If a new patient comes into a clinic for a flu shot and then returns a few weeks later for a office visit, is the patient new or established at this point?

Does it make a difference if we billed a nurse only visit for the initial visit?

I know CPT indicates if patient has received a professional service in the past three years, the patient would be established.  
Does this count if the patient only saw a nurse but a provider signed off on the flu vaccine order?


----------



## dabroussard (Apr 3, 2008)

Technically, it doesnt matter. If you read the description of a 99211 it states  visit for the evaluation and management of an established patient. There isnt a true E&M for a new patient for a nurse visit. Logic is a new patient shouldnt be seeing the nurse before being seen by a provider.


----------



## Jackie Stack (Apr 3, 2008)

I believe that a nurse should not give immunizations to a patient who has not established in your office. I would not charge a 99211 or nurse visit for an immunization. 

I think if you charge for any service they would now be an established instead of new patient.


----------



## cynthiar (Apr 4, 2008)

I agree, they now have contact with your office, so they are an established patient, because they are not new to your practice.


----------



## cedwards (Apr 4, 2008)

I agree...I think they would be established since they have received professional services from your group.


----------



## jharrell (Apr 4, 2008)

I disagree.
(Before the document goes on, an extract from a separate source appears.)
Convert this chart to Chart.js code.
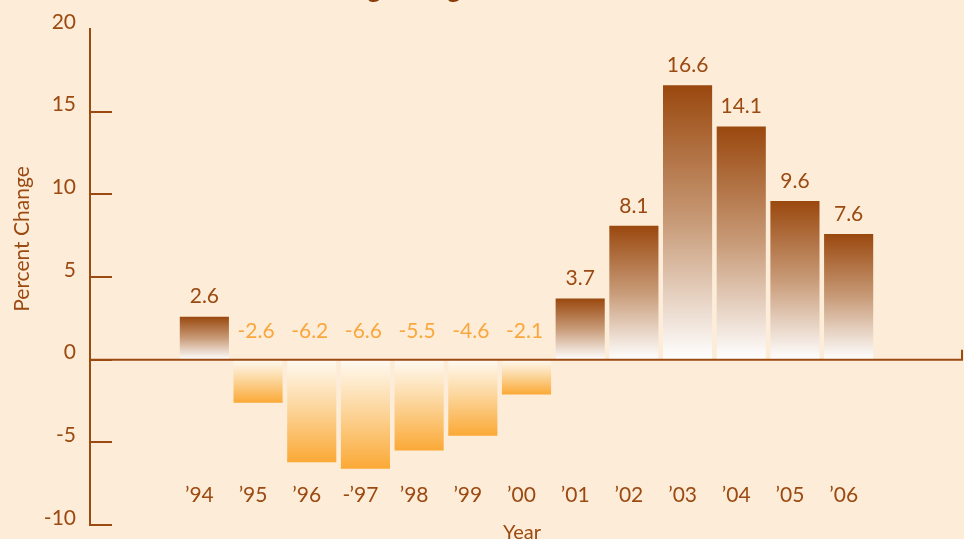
<!DOCTYPE html>
<html>
<head>
<meta charset="utf-8">
<script src="https://cdn.jsdelivr.net/npm/chart.js@4.4.1/dist/chart.umd.min.js"></script>
<style>
  html, body { margin: 0; padding: 0; background: #fdecd8; }
  #wrap { width: 964px; height: 539px; position: relative; }
</style>
</head>
<body>
<div id="wrap"><canvas id="c" width="964" height="539"></canvas></div>
<script>
// ---- data ----
const years = ['’94', '’95', '’96', '-’97', '’98', '’99', '’00', '’01', '’02', '’03', '’04', '’05', '’06'];
const values = [2.6, -2.6, -6.2, -6.6, -5.5, -4.6, -2.1, 3.7, 8.1, 16.6, 14.1, 9.6, 7.6];
const valueLabels = ['2.6', '-2.6', '-6.2', '-6.6', '-5.5', '-4.6', '-2.1', '3.7', '8.1', '16.6', '14.1', '9.6', '7.6'];
const yTicks = [-10, -5, 0, 5, 10, 15, 20];
const chartTitle = 'Housing Changes';
const xTitle = 'Year';
const yTitle = 'Percent Change';

const BROWN = '#9b4a12';
const ORANGE = '#f9a73e';
const BG = '#fdecd8';
const FONT = 'Lato, "Open Sans", sans-serif';

function barGradient(ctx) {
  const chart = ctx.chart;
  const ys = chart.scales.y;
  if (!ys || !chart.chartArea || ctx.raw === undefined) return values[ctx.dataIndex] >= 0 ? BROWN : ORANGE;
  const v = ctx.raw.y;
  const p0 = ys.getPixelForValue(0);
  const p1 = ys.getPixelForValue(v);
  const g = chart.ctx.createLinearGradient(0, p1, 0, p0);
  if (v >= 0) {
    g.addColorStop(0, '#9a480e');
    g.addColorStop(0.5, '#c89b78');
    g.addColorStop(1, '#ffffff');
  } else {
    g.addColorStop(0, '#fba936');
    g.addColorStop(0.55, '#fcd79f');
    g.addColorStop(1, '#fffaf2');
  }
  return g;
}

const decor = {
  id: 'decor',
  beforeDraw(chart) {
    const c = chart.ctx;
    c.save();
    c.fillStyle = BG;
    c.fillRect(0, 0, chart.width, chart.height);
    c.restore();
  },
  afterDatasetsDraw(chart) {
    const c = chart.ctx;
    const xs = chart.scales.x, ys = chart.scales.y;
    const area = chart.chartArea;
    c.save();
    // zero line
    const z = ys.getPixelForValue(0);
    c.strokeStyle = BROWN;
    c.lineWidth = 2;
    c.beginPath();
    c.moveTo(area.left, z);
    c.lineTo(area.right - 1, z);
    c.lineTo(area.right - 1, z - 10);
    c.stroke();
    // inner y ticks
    yTicks.forEach(t => {
      if (t === 20) return;
      const py = Math.round(ys.getPixelForValue(t));
      c.beginPath();
      c.moveTo(area.left, py);
      c.lineTo(area.left + 22, py);
      c.stroke();
    });
    // value labels
    c.font = '21px ' + FONT;
    c.textAlign = 'center';
    c.textBaseline = 'middle';
    values.forEach((v, i) => {
      const px = xs.getPixelForValue(i);
      if (v >= 0) {
        c.fillStyle = BROWN;
        c.fillText(valueLabels[i], px, ys.getPixelForValue(v) - 20);
      } else {
        c.fillStyle = ORANGE;
        c.fillText(valueLabels[i], px - 2, z - 28);
      }
    });
    // x category labels
    c.fillStyle = BROWN;
    c.font = '21px ' + FONT;
    years.forEach((y, i) => {
      c.fillText(y, xs.getPixelForValue(i) - 5, ys.getPixelForValue(-8.2));
    });
    // x title
    c.font = '20px ' + FONT;
    c.fillText(xTitle, 522, 533);
    // y title
    c.save();
    c.translate(22, 239);
    c.rotate(-Math.PI / 2);
    c.font = '21px ' + FONT;
    c.fillText(yTitle, 0, 0);
    c.restore();
    // chart title (cut off at top)
    c.font = 'bold 26px ' + FONT;
    c.textAlign = 'left';
    c.textBaseline = 'alphabetic';
    const pre = c.measureText('Housin').width + c.measureText('g').width / 2;
    c.fillStyle = '#8a3f0a';
    c.fillText(chartTitle, 374 - pre, -2);
    c.restore();
  }
};

new Chart(document.getElementById('c'), {
  type: 'bar',
  data: {
    datasets: [{
      data: values.map((v, i) => ({ x: i, y: v })),
      backgroundColor: barGradient,
      borderWidth: 0,
      barPercentage: 0.915,
      categoryPercentage: 1.0
    }]
  },
  options: {
    responsive: false,
    animation: false,
    devicePixelRatio: 1,
    layout: { padding: { top: 29, bottom: 14, left: 0, right: 1 } },
    plugins: { legend: { display: false }, tooltip: { enabled: false }, title: { display: false } },
    scales: {
      x: {
        type: 'linear',
        min: -2.13,
        max: 14.13,
        display: false,
        offset: false
      },
      y: {
        min: -10,
        max: 20,
        afterFit(scale) {
          scale.width = 90;
          scale.paddingTop = 0;
          scale.paddingBottom = 0;
        },
        afterBuildTicks(scale) { scale.ticks = yTicks.map(v => ({ value: v })); },
        grid: { display: false, drawTicks: false },
        border: { display: true, color: BROWN, width: 2 },
        ticks: {
          color: BROWN,
          padding: 14,
          labelOffset: -7,
          font: { family: FONT, size: 21 },
          callback: v => String(v)
        }
      }
    }
  },
  plugins: [decor]
});
</script>
</body>
</html>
The e/m guidelines says, " A new patient is one who has not received any professional services from the physician or another physician of the same specialty who belongs to the same group pratice,..."

So this pt only came in for a flu shot and didn't see the physician, we do this all the time in our clinic. Also I would not use a 99211 for this pt.

Jessica Harrell, CPC


----------



## rthames052006 (Apr 7, 2008)

jharrell said:


> I disagree. The e/m guidelines says, " A new patient is one who has not received any professional services from the physician or another physician of the same specialty who belongs to the same group pratice,..."
> 
> So this pt only came in for a flu shot and didn't see the physician, we do this all the time in our clinic. Also I would not use a 99211 for this pt.
> 
> Jessica Harrell, CPC



I agree with you 100% Jessica, why would you bill a 99211 for a flu shot, wouldn't you be using the administration of flu vaccine and the charge for the actual medicine.

Just my thought


----------